URL: http://svn.apache.org/viewvc?rev=641324&view=rev
Log:
2008-03-26  Farid Zaripov  <[EMAIL PROTECTED]>

* tests/regress/21.string.append.stdcxx-438.cpp: Don't define the replacement operators new and delete on compilers, that can't reliably replace the operators.


  The 21.string.append.stdcxx-438.cpp regression test failed to link on
MSVC 8.0 and
later and on ICC/Windows, that using the MSVC 8.0 and later CRT's. This
patch is a
temporary solution.

  I tried to find the problem why on MSVC definition of the replacement
operators new
and delete causing to multiple definition symbol linker error. Actually
this problem
appears in static builds only, and also MSVC 7.1 doesn't have the any
problems with
replacement new/delete operators in any builds. But
_RWSTD_NO_REPLACEABLE_NEW_DELETE
macro is defined in <rw/_config-msvcrt> for all versions and I think
it's not correct.

IIRC, on Windows replacing operator new in one executable (.exe
or .dll) doesn't replace it in the other executables (.exe's or
.dll's) that the first one links with. That's probably why the
macro's #defined, no?


  The some digging shows that problem appears when the compiled program
uses std::bad_alloc
class and the methods of this class is found in our libstdxx.lib and in
libcxxx.lib at the same time.

What are libstdxx.lib and libcxxx.lib? Are they MSVC's libs or
is one of the ours?

In libcxxx.lib the methods of bad_alloc class are located in new.obj

You mean in our rwtest's new.obj?

along with new and delete
operators. But in MSVC headers the methods of bad_alloc class are
defined as inline. I don't
know why the are also present in libcxxx.lib with external linkage.
Maybe due to some special
compiler switches or using another header files while the libcxxx.lib
being built. If we define the
all methods of bad_alloc as inline the new.obj is not used in link
process and the program with
replacement new/delete operators links successfully.

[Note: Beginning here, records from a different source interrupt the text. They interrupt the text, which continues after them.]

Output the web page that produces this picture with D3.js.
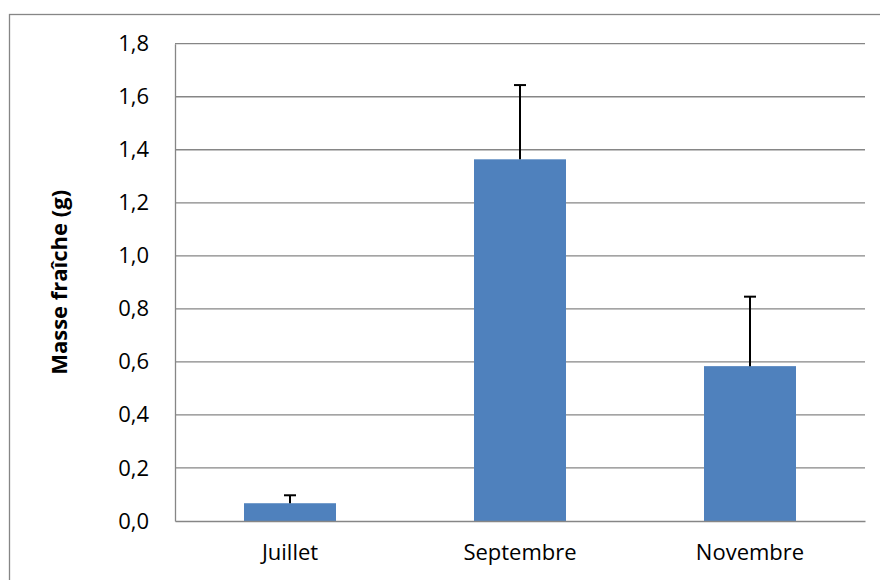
<!DOCTYPE html>
<html>
<head>
<meta charset="utf-8">
<script src="https://cdnjs.cloudflare.com/ajax/libs/d3/7.8.5/d3.min.js"></script>
<style>
  html, body { margin: 0; padding: 0; background: #fff; }
  svg { display: block; }
  text { font-family: "Open Sans", sans-serif; fill: #000; }
</style>
</head>
<body>
<script>
const categories = ["Juillet", "Septembre", "Novembre"];
const values = [0.067, 1.364, 0.584];
const errors = [0.030, 0.280, 0.262];
const yTicks = [0, 0.2, 0.4, 0.6, 0.8, 1.0, 1.2, 1.4, 1.6, 1.8];
const yTitle = "Masse fraîche (g)";

const W = 880, H = 580;
const plot = { left: 175, right: 865, top: 43.7, bottom: 521 };

const svg = d3.select("body").append("svg").attr("width", W).attr("height", H);

// outer chart border (extends past the right/bottom edges)
svg.append("rect")
  .attr("x", 9.5).attr("y", 14.5)
  .attr("width", W + 20).attr("height", H + 20)
  .attr("fill", "#fff").attr("stroke", "#868686").attr("stroke-width", 1.3);

const x = d3.scaleBand().domain(categories).range([plot.left, plot.right]).paddingInner(0.6).paddingOuter(0.3);
const y = d3.scaleLinear().domain([0, 1.8]).range([plot.bottom, plot.top]);

// gridlines
svg.append("g").selectAll("line").data(yTicks.filter(d => d > 0)).join("line")
  .attr("x1", plot.left).attr("x2", plot.right)
  .attr("y1", d => y(d)).attr("y2", d => y(d))
  .attr("stroke", "#868686").attr("stroke-width", 1.3);

// y axis
const yAxis = d3.axisLeft(y).tickValues(yTicks).tickSize(0).tickPadding(26)
  .tickFormat(d => d3.format(".1f")(d).replace(".", ","));
const gy = svg.append("g").attr("transform", `translate(${plot.left},0)`).call(yAxis);
gy.select(".domain").attr("stroke", "#868686").attr("stroke-width", 1.3);
gy.selectAll("text").style("font-family", "'Open Sans', sans-serif").style("font-size", "22px").attr("fill", "#000");

// bars
svg.append("g").selectAll("rect").data(categories).join("rect")
  .attr("x", d => x(d))
  .attr("width", x.bandwidth())
  .attr("y", (d, i) => y(values[i]))
  .attr("height", (d, i) => y(0) - y(values[i]))
  .attr("fill", "#4F81BD");

// error bars (upper only)
const eb = svg.append("g").attr("stroke", "#000").attr("stroke-width", 2);
categories.forEach((c, i) => {
  const cx = x(c) + x.bandwidth() / 2;
  eb.append("line").attr("x1", cx).attr("x2", cx)
    .attr("y1", y(values[i])).attr("y2", y(values[i] + errors[i]));
  eb.append("line").attr("x1", cx - 6).attr("x2", cx + 6)
    .attr("y1", y(values[i] + errors[i])).attr("y2", y(values[i] + errors[i]));
});

// x axis
const xAxisScale = d3.scaleBand().domain(categories).range([plot.left, plot.right]);
const xAxis = d3.axisBottom(xAxisScale).tickSize(0).tickPadding(23);
const gx = svg.append("g").attr("transform", `translate(0,${plot.bottom})`).call(xAxis);
gx.select(".domain").attr("stroke", "#868686").attr("stroke-width", 1.3);
gx.selectAll("text").style("font-family", "'Open Sans', sans-serif").style("font-size", "22px").attr("fill", "#000");

// y title
svg.append("text")
  .attr("transform", `translate(67,${(plot.top + plot.bottom) / 2}) rotate(-90)`)
  .attr("text-anchor", "middle")
  .style("font-size", "22px").style("font-weight", "bold")
  .text(yTitle);
</script>
</body>
</html>
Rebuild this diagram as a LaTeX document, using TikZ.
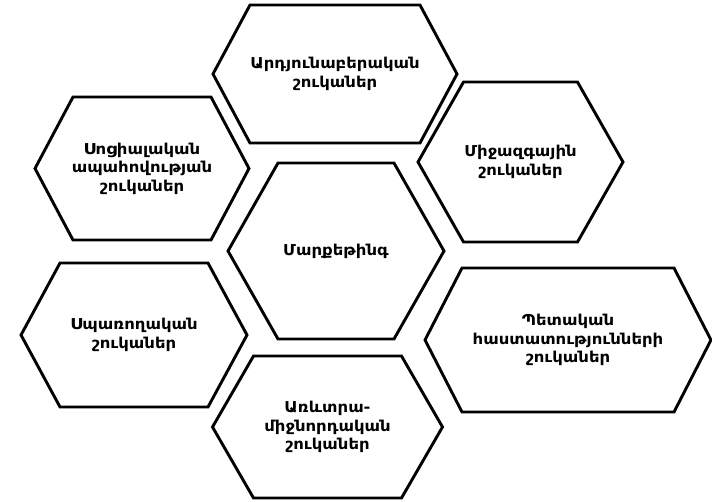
\documentclass[tikz,border=0pt]{standalone}
\usepackage{fontspec}
\newfontfamily\armfont[FakeStretch=1.1]{DejaVu Sans}
\tikzset{
  hexline/.style={draw=black, line width=2.9pt, line join=miter, fill=white},
  hextext/.style={align=center, font=\armfont\bfseries\fontsize{15}{18.5}\selectfont, inner sep=0pt}
}
% #1 name, #2 cx, #3 cy, #4 half width, #5 half top width, #6 half height, #7 text
\newcommand\hexa[7]{%
  \draw[hexline] ({#2-#4},#3) -- ({#2-#5},{#3-#6}) -- ({#2+#5},{#3-#6}) -- ({#2+#4},#3)
     -- ({#2+#5},{#3+#6}) -- ({#2-#5},{#3+#6}) -- cycle;
  \node[hextext] (#1) at (#2,#3) {#7};
}
\begin{document}
\begin{tikzpicture}[x=1pt,y=-1pt]
\useasboundingbox (0,0) rectangle (712,501);
\fill[white] (0,0) rectangle (712,501);
\hexa{top}{335}{74}{122}{85}{69}{Արդյունաբերական\\շուկաներ}
\hexa{center}{336}{251}{108}{58}{88}{Մարքեթինգ}
\hexa{lefttop}{142}{168.5}{107}{69}{71.5}{Սոցիալական\\ապահովության\\շուկաներ}
\hexa{righttop}{520.5}{162}{102.5}{57}{80}{Միջազգային\\շուկաներ}
\hexa{leftbottom}{134}{335}{113}{74}{72}{Սպառողական\\շուկաներ}
\hexa{rightbottom}{568}{340}{143}{106}{72}{Պետական\\հաստատությունների\\շուկաներ}
\hexa{bottom}{327.5}{427}{115}{74}{71}{Առևտրա-\\միջնորդական\\շուկաներ}
\end{tikzpicture}
\end{document}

That could be the problem. Our config tests look for the member
functions of these classes in the C++ runtime library. If they
don't find them there, we define the out of line in our library.
But if they're defined inline in the compiler's own headers, that
may not be the right thing to do.


  So the question is why we are define the methods of bad_alloc class as
not inline?

I think one reason why I did it that way is to keep as much of
the implementation detail (ugly preprocessor conditionals and
the actual definitions of the functions) out of our headers.

The other reason might have been that defining some of them
inline might cause their vtables to be generated in every
object file that uses the class. That tends to lead to code
bloat and might cause problems when throwing exceptions
across shared library boundaries on some platforms (I don't
know this for sure, I'm just speculating here).

I think we can safely define them as inline (they all are simple enough
to inline).

We could do that for compilers like MSVC 8 where we know we
have a problem and we know that doing it is safe. I wouldn't
recommend doing it for all compilers.

An another
option is write config test to check if they are inline in compiler
headers, then define them
inline in out headers. In another case define them as they are defined
at the moment.

  Any thoughts?

This is a very tricky area of the library. I recommend caution
and lots of testing when making any changes.